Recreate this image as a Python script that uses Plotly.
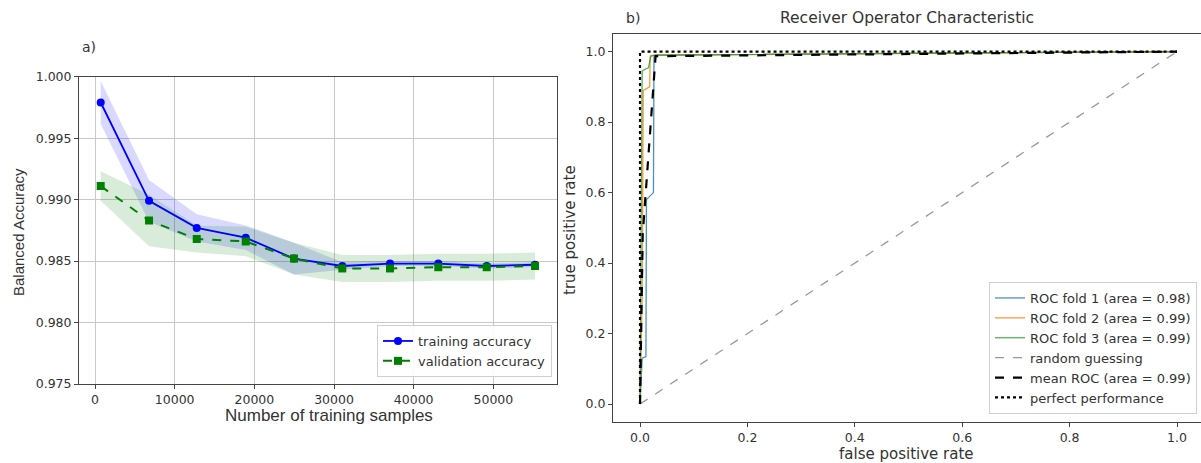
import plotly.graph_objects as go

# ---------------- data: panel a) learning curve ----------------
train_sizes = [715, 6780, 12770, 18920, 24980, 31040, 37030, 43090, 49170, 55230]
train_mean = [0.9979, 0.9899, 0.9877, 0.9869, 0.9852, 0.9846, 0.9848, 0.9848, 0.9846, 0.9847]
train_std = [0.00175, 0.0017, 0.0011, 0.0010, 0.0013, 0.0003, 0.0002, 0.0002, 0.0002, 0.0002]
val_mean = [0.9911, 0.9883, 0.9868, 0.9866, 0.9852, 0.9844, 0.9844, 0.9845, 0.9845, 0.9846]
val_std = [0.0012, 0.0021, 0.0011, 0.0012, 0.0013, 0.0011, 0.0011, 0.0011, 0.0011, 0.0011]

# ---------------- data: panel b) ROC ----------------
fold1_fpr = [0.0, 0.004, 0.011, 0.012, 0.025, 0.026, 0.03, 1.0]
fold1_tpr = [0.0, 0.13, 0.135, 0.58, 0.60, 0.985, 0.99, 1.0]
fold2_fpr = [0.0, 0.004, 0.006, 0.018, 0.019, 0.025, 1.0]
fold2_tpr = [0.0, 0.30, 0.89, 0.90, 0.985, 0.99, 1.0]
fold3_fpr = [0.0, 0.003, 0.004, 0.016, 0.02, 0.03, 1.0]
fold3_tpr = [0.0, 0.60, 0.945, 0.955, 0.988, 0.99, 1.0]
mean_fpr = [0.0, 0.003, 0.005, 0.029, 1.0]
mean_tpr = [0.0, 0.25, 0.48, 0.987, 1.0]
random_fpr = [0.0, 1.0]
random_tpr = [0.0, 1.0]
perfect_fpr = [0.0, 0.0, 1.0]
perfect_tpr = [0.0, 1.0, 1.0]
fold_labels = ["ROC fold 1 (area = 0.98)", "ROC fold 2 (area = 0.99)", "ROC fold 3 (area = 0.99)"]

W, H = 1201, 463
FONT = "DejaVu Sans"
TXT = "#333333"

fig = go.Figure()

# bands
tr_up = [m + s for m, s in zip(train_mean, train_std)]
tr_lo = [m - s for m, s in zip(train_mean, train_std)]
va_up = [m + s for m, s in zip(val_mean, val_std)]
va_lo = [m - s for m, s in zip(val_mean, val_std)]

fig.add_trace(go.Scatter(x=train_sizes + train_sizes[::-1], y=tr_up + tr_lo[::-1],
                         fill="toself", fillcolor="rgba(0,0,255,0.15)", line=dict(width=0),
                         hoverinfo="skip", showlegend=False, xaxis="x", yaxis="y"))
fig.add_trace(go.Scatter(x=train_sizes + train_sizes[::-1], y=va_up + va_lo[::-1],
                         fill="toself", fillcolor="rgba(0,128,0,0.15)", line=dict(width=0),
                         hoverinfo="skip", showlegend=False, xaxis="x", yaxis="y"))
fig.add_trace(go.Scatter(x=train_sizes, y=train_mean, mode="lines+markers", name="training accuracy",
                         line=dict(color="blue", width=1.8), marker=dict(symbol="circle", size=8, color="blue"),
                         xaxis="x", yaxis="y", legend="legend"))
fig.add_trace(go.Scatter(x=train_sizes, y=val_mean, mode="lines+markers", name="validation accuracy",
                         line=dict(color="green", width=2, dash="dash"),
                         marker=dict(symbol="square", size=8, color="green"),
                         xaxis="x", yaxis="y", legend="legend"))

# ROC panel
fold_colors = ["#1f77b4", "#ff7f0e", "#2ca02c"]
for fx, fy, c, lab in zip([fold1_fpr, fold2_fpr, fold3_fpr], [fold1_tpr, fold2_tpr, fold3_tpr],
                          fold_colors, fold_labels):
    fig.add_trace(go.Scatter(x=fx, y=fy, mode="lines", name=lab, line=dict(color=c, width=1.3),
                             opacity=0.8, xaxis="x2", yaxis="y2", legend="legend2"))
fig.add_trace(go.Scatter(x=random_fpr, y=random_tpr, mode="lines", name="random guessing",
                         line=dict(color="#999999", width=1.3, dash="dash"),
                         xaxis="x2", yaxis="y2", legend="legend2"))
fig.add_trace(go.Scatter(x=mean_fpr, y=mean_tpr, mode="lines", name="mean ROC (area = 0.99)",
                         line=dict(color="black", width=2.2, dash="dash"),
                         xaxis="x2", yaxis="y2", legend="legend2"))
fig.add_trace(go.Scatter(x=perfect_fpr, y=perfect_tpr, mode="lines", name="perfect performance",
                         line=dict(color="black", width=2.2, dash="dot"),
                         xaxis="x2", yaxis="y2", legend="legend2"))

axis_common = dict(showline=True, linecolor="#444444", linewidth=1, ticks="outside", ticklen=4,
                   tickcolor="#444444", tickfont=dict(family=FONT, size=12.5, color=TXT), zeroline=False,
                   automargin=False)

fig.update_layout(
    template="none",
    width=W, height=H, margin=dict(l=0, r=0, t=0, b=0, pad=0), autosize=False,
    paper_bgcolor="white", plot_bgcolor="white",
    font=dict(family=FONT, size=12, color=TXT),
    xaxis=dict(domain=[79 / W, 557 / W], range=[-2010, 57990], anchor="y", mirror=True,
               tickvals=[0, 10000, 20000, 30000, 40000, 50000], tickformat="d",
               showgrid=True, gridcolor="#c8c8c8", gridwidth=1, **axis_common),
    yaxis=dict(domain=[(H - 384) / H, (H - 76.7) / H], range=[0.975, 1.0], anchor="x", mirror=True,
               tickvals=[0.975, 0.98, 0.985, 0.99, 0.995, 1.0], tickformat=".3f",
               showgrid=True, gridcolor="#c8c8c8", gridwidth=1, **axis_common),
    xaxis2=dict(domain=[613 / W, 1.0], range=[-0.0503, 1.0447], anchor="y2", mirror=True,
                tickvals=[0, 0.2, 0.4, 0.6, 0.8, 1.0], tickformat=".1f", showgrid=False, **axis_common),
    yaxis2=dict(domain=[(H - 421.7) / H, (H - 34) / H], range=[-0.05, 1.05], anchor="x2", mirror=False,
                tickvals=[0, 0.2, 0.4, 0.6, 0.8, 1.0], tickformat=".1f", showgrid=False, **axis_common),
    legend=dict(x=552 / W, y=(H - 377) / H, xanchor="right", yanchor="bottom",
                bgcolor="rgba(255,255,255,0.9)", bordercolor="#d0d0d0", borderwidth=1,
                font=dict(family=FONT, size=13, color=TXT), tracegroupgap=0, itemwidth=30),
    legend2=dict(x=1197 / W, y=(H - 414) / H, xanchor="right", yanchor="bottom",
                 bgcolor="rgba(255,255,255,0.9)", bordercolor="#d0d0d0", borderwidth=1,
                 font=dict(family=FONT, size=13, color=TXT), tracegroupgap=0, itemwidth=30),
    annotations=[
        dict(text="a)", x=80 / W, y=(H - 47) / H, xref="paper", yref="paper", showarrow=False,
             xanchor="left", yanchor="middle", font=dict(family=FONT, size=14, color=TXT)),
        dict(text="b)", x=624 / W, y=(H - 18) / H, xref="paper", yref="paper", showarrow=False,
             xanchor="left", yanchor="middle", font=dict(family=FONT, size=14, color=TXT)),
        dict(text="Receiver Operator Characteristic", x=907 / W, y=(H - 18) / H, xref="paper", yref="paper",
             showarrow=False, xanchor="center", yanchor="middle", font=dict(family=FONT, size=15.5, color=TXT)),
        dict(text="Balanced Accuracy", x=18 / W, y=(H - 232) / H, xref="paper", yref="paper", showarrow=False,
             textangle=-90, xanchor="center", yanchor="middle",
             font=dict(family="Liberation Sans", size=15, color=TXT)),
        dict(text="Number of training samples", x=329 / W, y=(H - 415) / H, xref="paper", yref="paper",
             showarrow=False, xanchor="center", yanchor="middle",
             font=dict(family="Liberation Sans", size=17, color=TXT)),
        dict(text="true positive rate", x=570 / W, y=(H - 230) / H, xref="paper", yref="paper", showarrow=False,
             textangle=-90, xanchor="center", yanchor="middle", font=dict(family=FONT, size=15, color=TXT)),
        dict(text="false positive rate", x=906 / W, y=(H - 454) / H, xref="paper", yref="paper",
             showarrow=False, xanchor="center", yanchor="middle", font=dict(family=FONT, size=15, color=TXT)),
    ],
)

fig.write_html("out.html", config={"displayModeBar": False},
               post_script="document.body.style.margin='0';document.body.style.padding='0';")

• _Instructions to follow_
Repeat, with no pictures, each line from the beginning of the data through the line containing "0.0011, 0.0011, 0.0011]", inclusive.

• _Answer for this exercise_
Recreate this image as a Python script that uses Plotly.
import plotly.graph_objects as go

# ---------------- data: panel a) learning curve ----------------
train_sizes = [715, 6780, 12770, 18920, 24980, 31040, 37030, 43090, 49170, 55230]
train_mean = [0.9979, 0.9899, 0.9877, 0.9869, 0.9852, 0.9846, 0.9848, 0.9848, 0.9846, 0.9847]
train_std = [0.00175, 0.0017, 0.0011, 0.0010, 0.0013, 0.0003, 0.0002, 0.0002, 0.0002, 0.0002]
val_mean = [0.9911, 0.9883, 0.9868, 0.9866, 0.9852, 0.9844, 0.9844, 0.9845, 0.9845, 0.9846]
val_std = [0.0012, 0.0021, 0.0011, 0.0012, 0.0013, 0.0011, 0.0011, 0.0011, 0.0011, 0.0011]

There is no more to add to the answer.